- **WORK TO COMPLETE**
Take the line containing "Write a Python", the line containing "p.outline_line_color = None", and all lines between them, and transcribe them exactly. Leave out pictures.
[Start of DATA FOR THIS TASK]
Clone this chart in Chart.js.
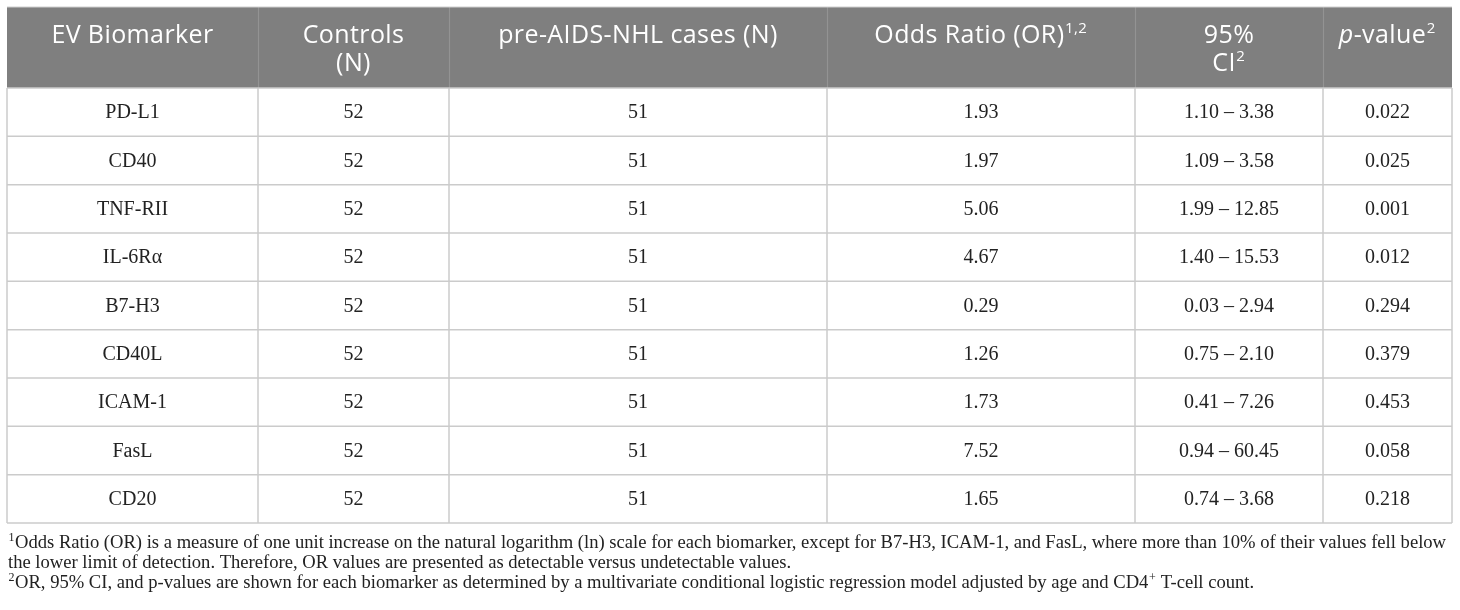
[End of DATA FOR THIS TASK]
[Start of DATA FOR THIS TASK]
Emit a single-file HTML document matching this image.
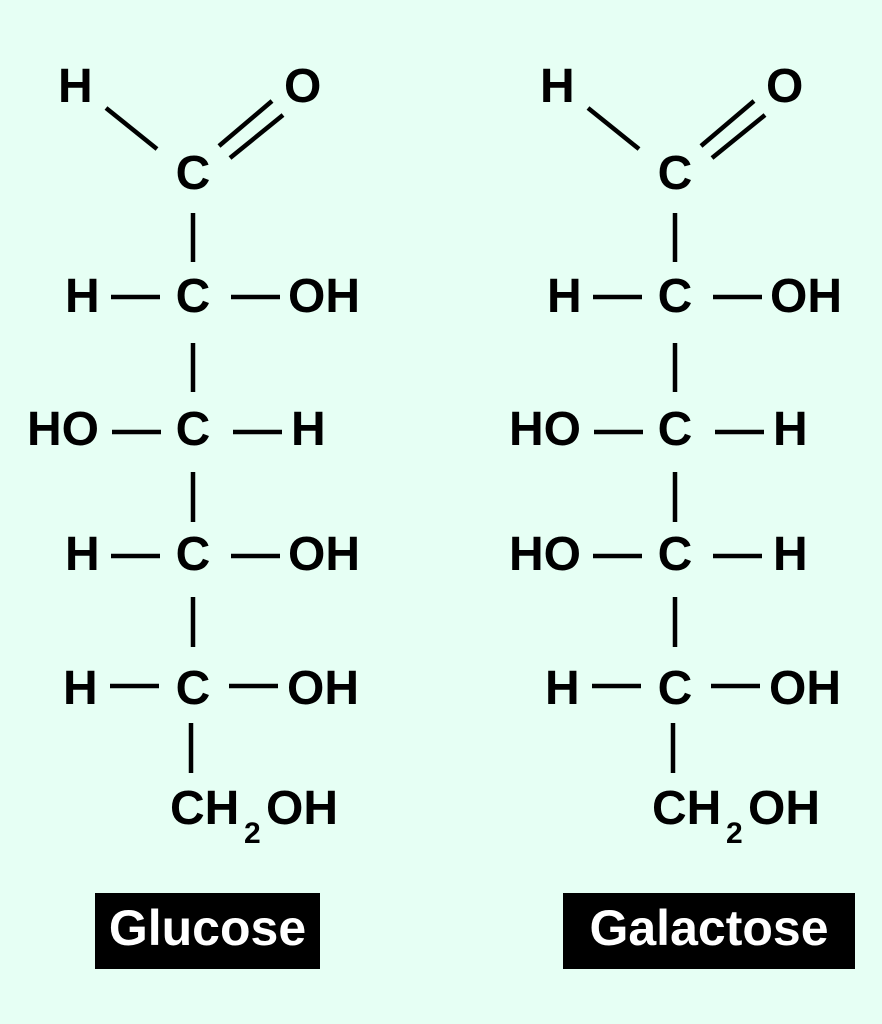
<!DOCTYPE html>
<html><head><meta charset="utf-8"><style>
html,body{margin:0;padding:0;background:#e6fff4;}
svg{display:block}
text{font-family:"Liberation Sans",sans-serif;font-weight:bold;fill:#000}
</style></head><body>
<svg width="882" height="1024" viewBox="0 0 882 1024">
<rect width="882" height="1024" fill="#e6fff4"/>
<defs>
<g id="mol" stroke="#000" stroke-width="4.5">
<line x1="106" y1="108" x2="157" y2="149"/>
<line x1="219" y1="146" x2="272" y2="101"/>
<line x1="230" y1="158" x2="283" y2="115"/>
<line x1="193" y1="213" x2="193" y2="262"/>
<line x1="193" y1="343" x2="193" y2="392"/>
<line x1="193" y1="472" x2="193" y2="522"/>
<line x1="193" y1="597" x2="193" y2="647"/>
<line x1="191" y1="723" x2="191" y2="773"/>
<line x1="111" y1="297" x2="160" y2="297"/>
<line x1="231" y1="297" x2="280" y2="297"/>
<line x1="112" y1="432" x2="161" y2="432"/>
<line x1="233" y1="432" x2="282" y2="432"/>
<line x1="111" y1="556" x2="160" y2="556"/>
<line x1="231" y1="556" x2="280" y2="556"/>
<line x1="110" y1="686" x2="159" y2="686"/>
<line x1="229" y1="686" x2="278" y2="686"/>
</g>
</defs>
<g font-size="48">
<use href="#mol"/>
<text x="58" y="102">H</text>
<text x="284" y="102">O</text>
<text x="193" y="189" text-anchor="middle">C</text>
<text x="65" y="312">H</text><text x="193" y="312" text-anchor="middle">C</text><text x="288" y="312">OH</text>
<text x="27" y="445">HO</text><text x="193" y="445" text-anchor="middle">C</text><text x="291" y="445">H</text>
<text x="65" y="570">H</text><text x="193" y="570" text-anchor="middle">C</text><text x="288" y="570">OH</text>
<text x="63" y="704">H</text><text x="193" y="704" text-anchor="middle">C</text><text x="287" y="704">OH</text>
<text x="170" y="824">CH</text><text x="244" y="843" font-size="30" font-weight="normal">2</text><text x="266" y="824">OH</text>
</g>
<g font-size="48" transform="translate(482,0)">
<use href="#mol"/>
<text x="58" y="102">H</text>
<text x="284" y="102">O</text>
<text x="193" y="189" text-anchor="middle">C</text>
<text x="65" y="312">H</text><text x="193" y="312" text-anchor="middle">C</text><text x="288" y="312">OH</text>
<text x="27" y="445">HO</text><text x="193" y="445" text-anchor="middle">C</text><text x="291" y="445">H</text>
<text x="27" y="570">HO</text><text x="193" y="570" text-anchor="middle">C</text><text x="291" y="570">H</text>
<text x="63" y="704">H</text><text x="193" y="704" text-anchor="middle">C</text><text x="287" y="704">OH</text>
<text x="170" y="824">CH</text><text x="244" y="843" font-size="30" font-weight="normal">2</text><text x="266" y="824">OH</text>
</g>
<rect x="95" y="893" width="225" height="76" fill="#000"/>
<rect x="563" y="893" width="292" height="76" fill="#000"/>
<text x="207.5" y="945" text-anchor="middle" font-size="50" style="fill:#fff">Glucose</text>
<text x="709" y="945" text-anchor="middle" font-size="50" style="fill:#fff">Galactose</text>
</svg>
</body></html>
[End of DATA FOR THIS TASK]
[Start of DATA FOR THIS TASK]
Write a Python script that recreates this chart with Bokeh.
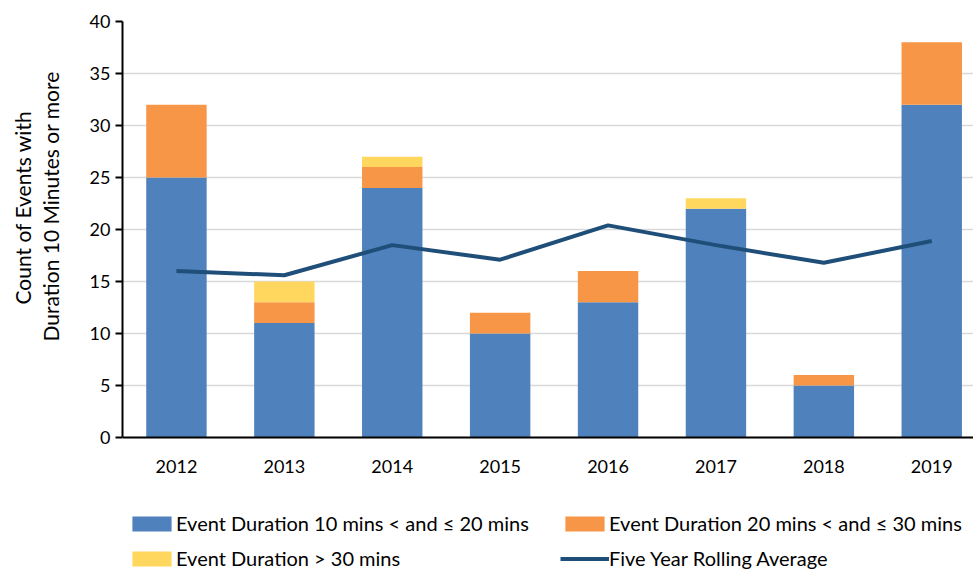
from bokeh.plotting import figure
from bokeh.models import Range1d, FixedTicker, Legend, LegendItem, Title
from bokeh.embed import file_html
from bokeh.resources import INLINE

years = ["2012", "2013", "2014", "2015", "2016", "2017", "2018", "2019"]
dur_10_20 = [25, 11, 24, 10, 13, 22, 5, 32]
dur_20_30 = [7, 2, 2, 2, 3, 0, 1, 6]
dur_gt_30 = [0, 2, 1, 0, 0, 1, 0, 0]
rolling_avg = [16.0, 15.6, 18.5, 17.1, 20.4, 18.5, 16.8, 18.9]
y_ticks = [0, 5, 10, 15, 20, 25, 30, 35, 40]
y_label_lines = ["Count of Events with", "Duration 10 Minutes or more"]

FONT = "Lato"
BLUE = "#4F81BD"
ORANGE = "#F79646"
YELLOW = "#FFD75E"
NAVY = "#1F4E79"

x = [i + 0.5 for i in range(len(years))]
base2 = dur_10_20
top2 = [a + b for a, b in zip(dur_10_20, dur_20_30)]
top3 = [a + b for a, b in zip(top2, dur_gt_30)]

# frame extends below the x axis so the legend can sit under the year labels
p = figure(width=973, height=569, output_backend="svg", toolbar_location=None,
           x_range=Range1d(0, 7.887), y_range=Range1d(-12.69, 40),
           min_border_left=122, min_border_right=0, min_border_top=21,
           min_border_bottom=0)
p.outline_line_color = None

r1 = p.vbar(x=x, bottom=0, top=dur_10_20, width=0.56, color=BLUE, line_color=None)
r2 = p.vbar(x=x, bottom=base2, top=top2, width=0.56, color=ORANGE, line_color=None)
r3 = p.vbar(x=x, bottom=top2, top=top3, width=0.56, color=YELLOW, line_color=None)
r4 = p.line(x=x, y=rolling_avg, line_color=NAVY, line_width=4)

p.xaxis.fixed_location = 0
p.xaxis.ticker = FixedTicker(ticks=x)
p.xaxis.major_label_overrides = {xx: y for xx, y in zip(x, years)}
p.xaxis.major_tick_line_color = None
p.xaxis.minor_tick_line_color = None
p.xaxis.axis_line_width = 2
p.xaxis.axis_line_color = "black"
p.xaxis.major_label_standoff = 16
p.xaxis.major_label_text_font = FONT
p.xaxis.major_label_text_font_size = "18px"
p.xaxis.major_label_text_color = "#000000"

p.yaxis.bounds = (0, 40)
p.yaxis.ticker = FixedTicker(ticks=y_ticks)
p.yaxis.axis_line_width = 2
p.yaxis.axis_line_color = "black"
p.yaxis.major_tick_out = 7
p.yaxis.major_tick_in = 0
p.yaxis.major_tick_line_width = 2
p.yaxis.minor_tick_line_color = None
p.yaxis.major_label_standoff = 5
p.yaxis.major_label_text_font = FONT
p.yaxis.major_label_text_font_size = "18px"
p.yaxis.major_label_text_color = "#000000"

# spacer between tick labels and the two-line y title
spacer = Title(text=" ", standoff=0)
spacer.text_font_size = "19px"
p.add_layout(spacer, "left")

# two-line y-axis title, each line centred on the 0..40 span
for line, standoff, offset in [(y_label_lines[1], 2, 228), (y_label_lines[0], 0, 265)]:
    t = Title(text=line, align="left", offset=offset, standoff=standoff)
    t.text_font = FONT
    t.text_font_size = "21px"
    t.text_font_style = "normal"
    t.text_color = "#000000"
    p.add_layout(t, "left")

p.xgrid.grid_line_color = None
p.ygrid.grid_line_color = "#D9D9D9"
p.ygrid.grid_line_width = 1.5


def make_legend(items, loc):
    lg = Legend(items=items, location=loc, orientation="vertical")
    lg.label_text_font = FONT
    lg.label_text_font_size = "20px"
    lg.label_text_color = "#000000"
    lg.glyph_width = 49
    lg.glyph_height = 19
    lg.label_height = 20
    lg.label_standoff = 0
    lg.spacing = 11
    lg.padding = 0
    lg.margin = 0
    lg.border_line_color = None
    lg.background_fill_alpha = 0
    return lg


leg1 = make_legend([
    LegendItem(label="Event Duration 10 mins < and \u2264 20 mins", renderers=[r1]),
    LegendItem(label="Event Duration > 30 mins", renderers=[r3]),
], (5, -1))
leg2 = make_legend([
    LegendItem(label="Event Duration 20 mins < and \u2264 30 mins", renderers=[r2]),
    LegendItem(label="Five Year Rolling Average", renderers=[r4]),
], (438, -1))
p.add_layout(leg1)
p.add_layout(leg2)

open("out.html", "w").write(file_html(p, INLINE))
[End of DATA FOR THIS TASK]
- **ANSWER BELOW**
Write a Python script that recreates this chart with Bokeh.
from bokeh.plotting import figure
from bokeh.models import Range1d, FixedTicker, Legend, LegendItem, Title
from bokeh.embed import file_html
from bokeh.resources import INLINE

years = ["2012", "2013", "2014", "2015", "2016", "2017", "2018", "2019"]
dur_10_20 = [25, 11, 24, 10, 13, 22, 5, 32]
dur_20_30 = [7, 2, 2, 2, 3, 0, 1, 6]
dur_gt_30 = [0, 2, 1, 0, 0, 1, 0, 0]
rolling_avg = [16.0, 15.6, 18.5, 17.1, 20.4, 18.5, 16.8, 18.9]
y_ticks = [0, 5, 10, 15, 20, 25, 30, 35, 40]
y_label_lines = ["Count of Events with", "Duration 10 Minutes or more"]

FONT = "Lato"
BLUE = "#4F81BD"
ORANGE = "#F79646"
YELLOW = "#FFD75E"
NAVY = "#1F4E79"

x = [i + 0.5 for i in range(len(years))]
base2 = dur_10_20
top2 = [a + b for a, b in zip(dur_10_20, dur_20_30)]
top3 = [a + b for a, b in zip(top2, dur_gt_30)]

# frame extends below the x axis so the legend can sit under the year labels
p = figure(width=973, height=569, output_backend="svg", toolbar_location=None,
           x_range=Range1d(0, 7.887), y_range=Range1d(-12.69, 40),
           min_border_left=122, min_border_right=0, min_border_top=21,
           min_border_bottom=0)
p.outline_line_color = None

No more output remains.